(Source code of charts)
***
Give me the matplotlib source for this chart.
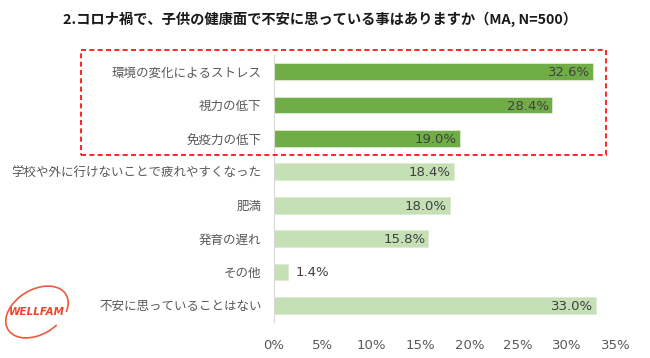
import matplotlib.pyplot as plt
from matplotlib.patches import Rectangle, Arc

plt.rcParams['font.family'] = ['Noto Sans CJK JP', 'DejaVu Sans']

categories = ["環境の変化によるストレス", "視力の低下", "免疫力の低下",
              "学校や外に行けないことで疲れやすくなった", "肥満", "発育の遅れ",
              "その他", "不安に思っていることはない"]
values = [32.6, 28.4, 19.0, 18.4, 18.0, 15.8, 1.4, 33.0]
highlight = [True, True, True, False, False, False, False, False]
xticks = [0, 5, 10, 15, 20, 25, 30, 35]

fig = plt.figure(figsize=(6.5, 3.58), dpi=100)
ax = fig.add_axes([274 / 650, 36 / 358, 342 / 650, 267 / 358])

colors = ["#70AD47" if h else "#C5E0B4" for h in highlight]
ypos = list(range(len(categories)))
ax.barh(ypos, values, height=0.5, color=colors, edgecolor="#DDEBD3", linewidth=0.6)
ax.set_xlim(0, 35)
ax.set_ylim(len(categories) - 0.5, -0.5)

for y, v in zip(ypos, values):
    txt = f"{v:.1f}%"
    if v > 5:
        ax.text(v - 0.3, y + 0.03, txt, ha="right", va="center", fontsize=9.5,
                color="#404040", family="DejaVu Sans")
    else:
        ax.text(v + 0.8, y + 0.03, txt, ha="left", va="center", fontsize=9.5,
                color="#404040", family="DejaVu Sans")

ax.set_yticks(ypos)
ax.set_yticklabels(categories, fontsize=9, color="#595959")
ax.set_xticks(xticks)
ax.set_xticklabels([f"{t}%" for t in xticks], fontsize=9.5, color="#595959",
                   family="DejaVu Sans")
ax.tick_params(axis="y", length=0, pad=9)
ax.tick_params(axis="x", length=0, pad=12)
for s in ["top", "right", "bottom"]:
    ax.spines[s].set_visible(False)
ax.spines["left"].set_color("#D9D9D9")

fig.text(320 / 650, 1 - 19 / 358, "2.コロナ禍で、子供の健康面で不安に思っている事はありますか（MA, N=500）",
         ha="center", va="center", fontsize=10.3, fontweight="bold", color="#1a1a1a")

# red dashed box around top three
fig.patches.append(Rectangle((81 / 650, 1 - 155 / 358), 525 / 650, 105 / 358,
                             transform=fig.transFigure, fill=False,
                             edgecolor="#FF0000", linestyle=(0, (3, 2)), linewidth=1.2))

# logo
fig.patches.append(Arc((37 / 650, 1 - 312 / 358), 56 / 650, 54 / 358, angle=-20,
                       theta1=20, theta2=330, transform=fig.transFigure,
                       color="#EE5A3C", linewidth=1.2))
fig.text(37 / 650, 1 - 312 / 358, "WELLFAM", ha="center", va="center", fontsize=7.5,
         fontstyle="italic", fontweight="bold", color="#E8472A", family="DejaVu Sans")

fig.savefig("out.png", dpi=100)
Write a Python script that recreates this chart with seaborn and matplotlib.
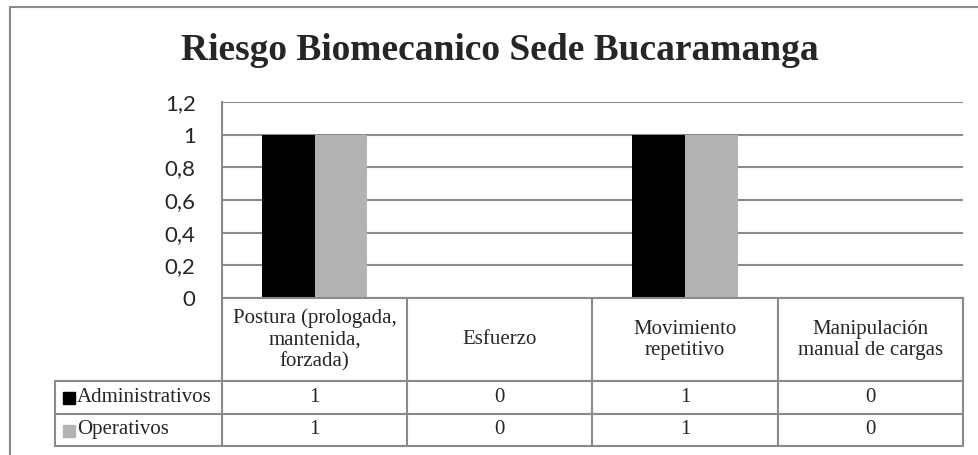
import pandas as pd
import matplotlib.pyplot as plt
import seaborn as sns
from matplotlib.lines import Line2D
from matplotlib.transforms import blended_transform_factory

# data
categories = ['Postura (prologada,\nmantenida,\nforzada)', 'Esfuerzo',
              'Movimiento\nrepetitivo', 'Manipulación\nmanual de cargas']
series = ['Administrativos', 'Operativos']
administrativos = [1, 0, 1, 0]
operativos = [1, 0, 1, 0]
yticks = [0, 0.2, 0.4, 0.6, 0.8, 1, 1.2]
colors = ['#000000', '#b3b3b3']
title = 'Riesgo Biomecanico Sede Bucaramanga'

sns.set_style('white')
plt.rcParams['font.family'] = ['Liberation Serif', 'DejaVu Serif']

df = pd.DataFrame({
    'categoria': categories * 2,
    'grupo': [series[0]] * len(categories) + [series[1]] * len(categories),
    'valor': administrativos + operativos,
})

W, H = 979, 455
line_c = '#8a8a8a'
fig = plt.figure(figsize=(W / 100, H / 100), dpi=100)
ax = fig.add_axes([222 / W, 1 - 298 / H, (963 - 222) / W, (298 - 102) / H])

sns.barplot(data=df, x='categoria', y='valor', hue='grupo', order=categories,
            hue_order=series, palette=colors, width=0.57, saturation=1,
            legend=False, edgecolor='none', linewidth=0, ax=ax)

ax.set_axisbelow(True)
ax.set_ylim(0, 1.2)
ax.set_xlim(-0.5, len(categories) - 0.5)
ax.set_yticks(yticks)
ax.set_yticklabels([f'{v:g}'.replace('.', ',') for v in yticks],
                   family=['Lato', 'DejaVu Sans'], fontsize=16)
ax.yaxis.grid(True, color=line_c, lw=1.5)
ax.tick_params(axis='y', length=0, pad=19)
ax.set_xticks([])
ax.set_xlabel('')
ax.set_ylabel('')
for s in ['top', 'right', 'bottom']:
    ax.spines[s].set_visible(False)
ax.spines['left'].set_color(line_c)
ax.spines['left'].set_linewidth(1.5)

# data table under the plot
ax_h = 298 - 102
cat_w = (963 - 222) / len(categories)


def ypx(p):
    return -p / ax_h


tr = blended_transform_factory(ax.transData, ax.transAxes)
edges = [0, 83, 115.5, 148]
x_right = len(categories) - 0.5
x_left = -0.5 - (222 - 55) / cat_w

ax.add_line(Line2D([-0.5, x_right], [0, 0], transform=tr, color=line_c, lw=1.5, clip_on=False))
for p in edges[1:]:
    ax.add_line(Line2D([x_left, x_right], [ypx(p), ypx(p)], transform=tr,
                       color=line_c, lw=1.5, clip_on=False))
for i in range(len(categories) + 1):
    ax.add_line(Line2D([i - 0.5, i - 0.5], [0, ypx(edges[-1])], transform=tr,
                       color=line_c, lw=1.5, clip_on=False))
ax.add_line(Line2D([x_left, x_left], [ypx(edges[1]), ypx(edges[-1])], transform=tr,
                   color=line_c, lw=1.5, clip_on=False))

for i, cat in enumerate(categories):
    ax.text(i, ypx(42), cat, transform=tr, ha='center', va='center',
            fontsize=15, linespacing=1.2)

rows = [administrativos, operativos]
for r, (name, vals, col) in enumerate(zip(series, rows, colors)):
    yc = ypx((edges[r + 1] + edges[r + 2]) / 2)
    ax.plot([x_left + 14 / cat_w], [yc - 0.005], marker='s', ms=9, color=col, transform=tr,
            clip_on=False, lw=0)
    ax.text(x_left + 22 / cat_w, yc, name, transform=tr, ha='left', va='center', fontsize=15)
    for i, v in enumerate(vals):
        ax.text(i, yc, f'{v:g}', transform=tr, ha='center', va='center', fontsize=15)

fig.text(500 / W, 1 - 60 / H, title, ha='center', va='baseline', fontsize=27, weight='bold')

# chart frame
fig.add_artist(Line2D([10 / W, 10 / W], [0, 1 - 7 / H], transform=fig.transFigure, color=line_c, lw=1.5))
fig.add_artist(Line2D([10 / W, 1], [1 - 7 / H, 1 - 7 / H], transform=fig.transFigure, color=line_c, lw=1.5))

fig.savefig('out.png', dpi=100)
***
Exercise goal —
Working from the entries above, return all lines that contain "seaborn".

Task output —
Write a Python script that recreates this chart with seaborn and matplotlib.
import seaborn as sns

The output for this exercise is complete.